MANILA, Philippines — The Department of Education has revoked the accreditation of Manila Teachers’ Savings and Loan Association Inc. (MTSLAI), citing an order from the Bangko Sentral ng Pilipinas (BSP) even as it drew an outcry from teachers who looked at the lending company as a credit lifeline.
The agency’s decision made MTSLAI ineligible for DepEd’s automatic payroll deduction system (APDS), which allowed the lender to deduct loan payments from teachers’ salaries directly.
“One of the serious grounds is when the Certificate of Authority (license to operate) of the entity is canceled or terminated by the [Bangko Sentral], among others,” Vice President and Education Secretary Sara Duterte said in DepEd Order No. 5 released on Monday.
The BSP, in a letter dated Nov. 23, 2022, informed DepEd that it revoked the license to operate of MTSLAI as a nonstock savings and loan association because of a “willful violation” of Republic Act No. 8367 or the Revised Non-Stock Savings and Loan Association Act of 1997.
The BSP did not specify the violations committed by the loan association.
The Alliance of Concerned Teachers (ACT) said many of its members considered the agency’s automatic deduction system a “huge help” to teachers.
According to Ruby Bernardo, president of ACT National Capital Region (NCR) Union, teachers could take out loans from MTSLAI of up to P500,000, depending on the “capacity of their payslip.”
Deductions may continue
With MTSLAI, teachers’ loan payments would be automatically deducted from their monthly pay, sparing them from the inconvenience of going to different lending institutions to pay their loans.
Duterte said that under the mutual aid system membership of MTSLAI, the collection of payroll deductions from the date of revocation on Nov. 25 would continue for the next three months or until an employee requests that it be stopped.
For loans granted before Nov. 25, “the collection of deductions for these existing loans in the APDS for MTSLAI… shall continue up to the termination dates reflected in the payslip and until fully paid.”

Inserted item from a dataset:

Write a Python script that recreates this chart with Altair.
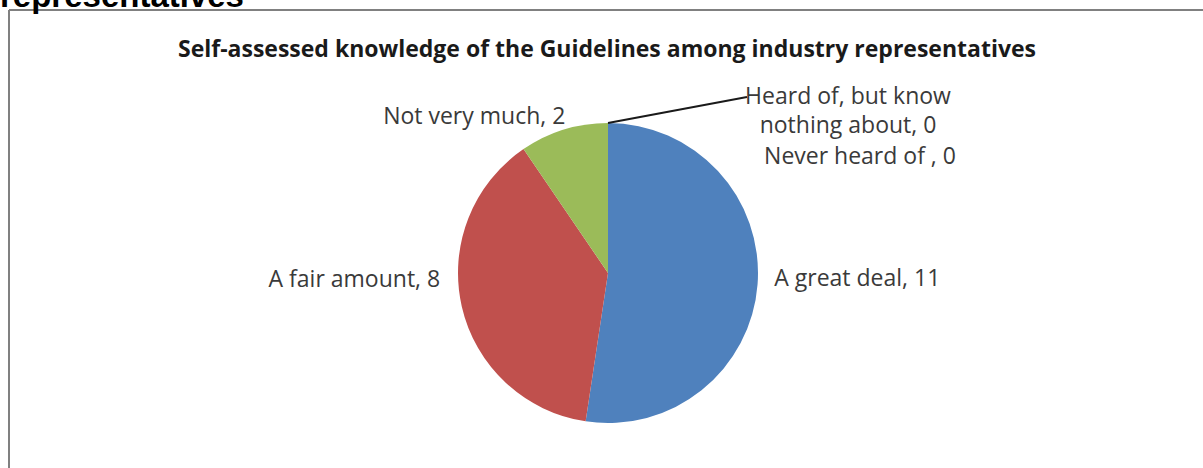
import altair as alt
import pandas as pd

categories = ["A great deal", "A fair amount", "Not very much",
              "Heard of, but know nothing about", "Never heard of "]
counts = [11, 8, 2, 0, 0]
colors = ["#4F81BD", "#C0504D", "#9BBB59", "#8064A2", "#4BACC6"]

df = pd.DataFrame({"cat": categories, "count": counts, "idx": list(range(len(categories)))})
one = alt.Data(values=[{"a": 1}])

CX, CY, R = 608, 273, 150
LABEL_FONT = "Open Sans"
LABEL_SIZE = 23
LABEL_COLOR = "#3a3a3a"

base = alt.Chart(df).encode(
    theta=alt.Theta("count:Q", stack=True),
    order=alt.Order("idx:Q"),
    x=alt.value(CX), y=alt.value(CY),
)

pie = base.mark_arc(radius=R, stroke=None).encode(
    color=alt.Color("cat:N", scale=alt.Scale(domain=categories, range=colors), legend=None)
)

def label(cat, radius, dx, dy, align="center", line_break=None):
    kw = dict(radius=radius, dx=dx, dy=dy, align=align, baseline="middle",
              font=LABEL_FONT, fontSize=LABEL_SIZE, color=LABEL_COLOR)
    if line_break:
        kw["lineBreak"] = line_break
        kw["lineHeight"] = 29
    txt = "datum.cat + ', ' + datum.count"
    if cat == categories[3]:
        txt = "'Heard of, but know|nothing about, ' + datum.count"
    return base.transform_calculate(
        lab=f"datum.cat === '{cat}' ? {txt} : ''"
    ).mark_text(**kw).encode(text="lab:N")

l1 = label(categories[0], 250, 0, -13)
l2 = label(categories[1], 254, -6, -50)
l3 = label(categories[2], 165, 6, 2, align="right")
l4 = label(categories[3], R, 240, -26, line_break="|")
l5 = label(categories[4], R, 252, 34)

leader = alt.Chart(one).mark_rule(color="#1a1a1a", strokeWidth=2).encode(
    x=alt.value(CX), y=alt.value(CY - R), x2=alt.value(747), y2=alt.value(97)
)

border_left = alt.Chart(one).mark_rule(color="#808080", strokeWidth=2).encode(
    x=alt.value(9), y=alt.value(10), y2=alt.value(468)
)
border_top = alt.Chart(one).mark_rule(color="#808080", strokeWidth=2).encode(
    x=alt.value(9), x2=alt.value(1203), y=alt.value(10)
)

title = alt.Chart(one).mark_text(
    text="Self-assessed knowledge of the Guidelines among industry representatives",
    font=LABEL_FONT, fontSize=23, fontWeight="bold", color="#1a1a1a",
    align="center", baseline="alphabetic"
).encode(x=alt.value(607), y=alt.value(57))

heading = alt.Chart(one).mark_text(
    text="representatives", font="Liberation Sans", fontSize=33, fontWeight="bold",
    color="#000000", align="left", baseline="alphabetic"
).encode(x=alt.value(0), y=alt.value(7))

chart = alt.layer(
    pie, l1, l2, l3, l4, l5, leader, border_left, border_top, title, heading
).properties(
    width=1203, height=468, padding=0,
    autosize=alt.AutoSizeParams(type="none"),
    background="white",
).configure_view(stroke=None)

chart.save("out.html", embed_options={"renderer": "svg", "actions": False})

Duterte said MTSLAI may still continue to enforce its loans or contracts with teachers and DepEd employees by collecting directly from them, but not under the APDS anymore.
Proceeds
Bernardo said DepEd NCR told her group that loan payments from November to December would be given back to them so they could remit the payments over the counter.
“The problem with that, and this has been our problem for so long, is the arrears, because the loan was not remitted in a definite time,” Bernardo told the Inquirer on Tuesday.
She pointed out that teachers who took out loans from MTSLAI automatically became members, and even after paying the full amount of the loan, the lender would continue getting monthly P250 deductions from the borrower for its savings and mutual aid program.
Of that amount, P200 goes to the teachers’ savings account, which they may withdraw every five years, while the remaining P50 is set aside for a retirement fund.
The question now, according to Bernardo, is what would happen to the proceeds of that P250 contribution.